A senior official at Amnesty International, Gita Sahgal, has gone public and has openly accused the human rights organization of collaborating with terrorist suspects. In the Sunday Times, Richard Kerbaj writes that Sahgal has taken this step because she feels that Amnesty has ignored warnings about the involvement of a prominent British Islamist, Moazzam Begg, in Amnesty's "Counter Terror with Justice" campaign:
“I believe the campaign fundamentally damages Amnesty International’s integrity and, more importantly, constitutes a threat to human rights,” Sahgal wrote in an email to the organisation’s leaders on January 30. “To be appearing on platforms with Britain’s most famous supporter of the Taliban, whom we treat as a human rights defender, is a gross error of judgment.”
Gita Sahgal has been suspended from her post at Amnesty.

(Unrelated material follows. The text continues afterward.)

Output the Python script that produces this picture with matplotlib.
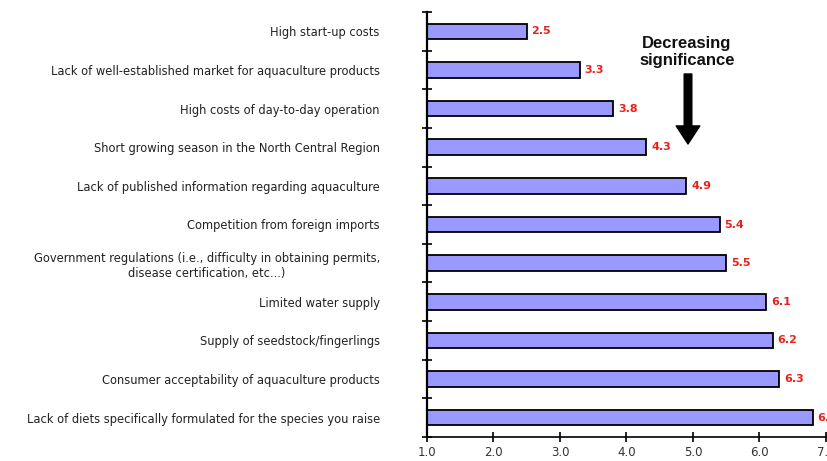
import matplotlib
matplotlib.use("Agg")
import matplotlib.pyplot as plt
from matplotlib.ticker import FixedLocator, FormatStrFormatter
import numpy as np

plt.rcParams['font.family'] = ['DejaVu Sans']

# Constraints to aquaculture, mean ranking (lower = more significant)
categories = [
    "High start-up costs",
    "Lack of well-established market for aquaculture products",
    "High costs of day-to-day operation",
    "Short growing season in the North Central Region",
    "Lack of published information regarding aquaculture",
    "Competition from foreign imports",
    "Government regulations (i.e., difficulty in obtaining permits,\ndisease certification, etc...)",
    "Limited water supply",
    "Supply of seedstock/fingerlings",
    "Consumer acceptability of aquaculture products",
    "Lack of diets specifically formulated for the species you raise",
]
scores = [2.5, 3.3, 3.8, 4.3, 4.9, 5.4, 5.5, 6.1, 6.2, 6.3, 6.8]
x_ticks = [1.0, 2.0, 3.0, 4.0, 5.0, 6.0, 7.0]

fig = plt.figure(figsize=(8.28, 4.61), dpi=100)
ax = fig.add_axes([427 / 828, 1 - 437 / 461, (826 - 427) / 828, (437 - 12) / 461])

y = np.arange(len(categories))
ax.barh(y, scores, height=0.4, color="#9999ff", edgecolor="black", linewidth=1.3, zorder=2)

for yi, v in zip(y, scores):
    ax.text(v + 0.07, yi, f"{v:.1f}", color="#e8221b", fontsize=8, fontweight="bold",
            va="center", ha="left", clip_on=False)

ax.set_xlim(1.0, 7.0)
ax.set_ylim(len(categories) - 0.5, -0.5)

ax.set_xticks(x_ticks)
ax.xaxis.set_major_formatter(FormatStrFormatter("%.1f"))
ax.tick_params(axis="x", direction="inout", length=7, width=1.2, labelsize=8.5,
               labelcolor="#333333", pad=3)

ax.set_yticks(y)
ax.set_yticklabels(categories, fontsize=8.3, color="#222222", multialignment="center",
                   linespacing=1.25)
ax.yaxis.set_minor_locator(FixedLocator(np.arange(len(categories) + 1) - 0.5))
ax.tick_params(axis="y", which="major", length=0, pad=34)
ax.tick_params(axis="y", which="minor", direction="inout", length=7, width=1.2)

for side in ("top", "right"):
    ax.spines[side].set_visible(False)
ax.spines["left"].set_linewidth(1.6)
ax.spines["bottom"].set_linewidth(1.2)

fig.text(687 / 828, 1 - 52 / 461, "Decreasing\nsignificance", ha="center", va="center",
         fontsize=12, fontweight="bold", color="#111111", linespacing=1.2,
         family="Liberation Sans")
ax.annotate("", xy=(688 / 828, 1 - 144 / 461), xytext=(688 / 828, 1 - 74 / 461),
            xycoords="figure fraction", textcoords="figure fraction",
            arrowprops=dict(arrowstyle="simple,head_width=1.7,head_length=1.3,tail_width=0.55",
                            mutation_scale=10, fc="black", ec="black", shrinkA=0, shrinkB=0))

fig.savefig("out.png", dpi=100)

The Islamist tactic of embarrassing and isolating human rights organizations by methods that include infiltration and false propaganda is not a new one. In Eastern Europe organizations like Prague Watchdog, which monitors human rights in Russia's North Caucasus, have long tolerated the unauthorized appropriation of their material by jihadist websites which republish it without attribution, and try forcibly to establish an association in this way. While Prague Watchdog has not yet been infiltrated, it is the object of virulent attacks by sites like Kavkaz Center, which seek to weaken its influence and harm its reputation.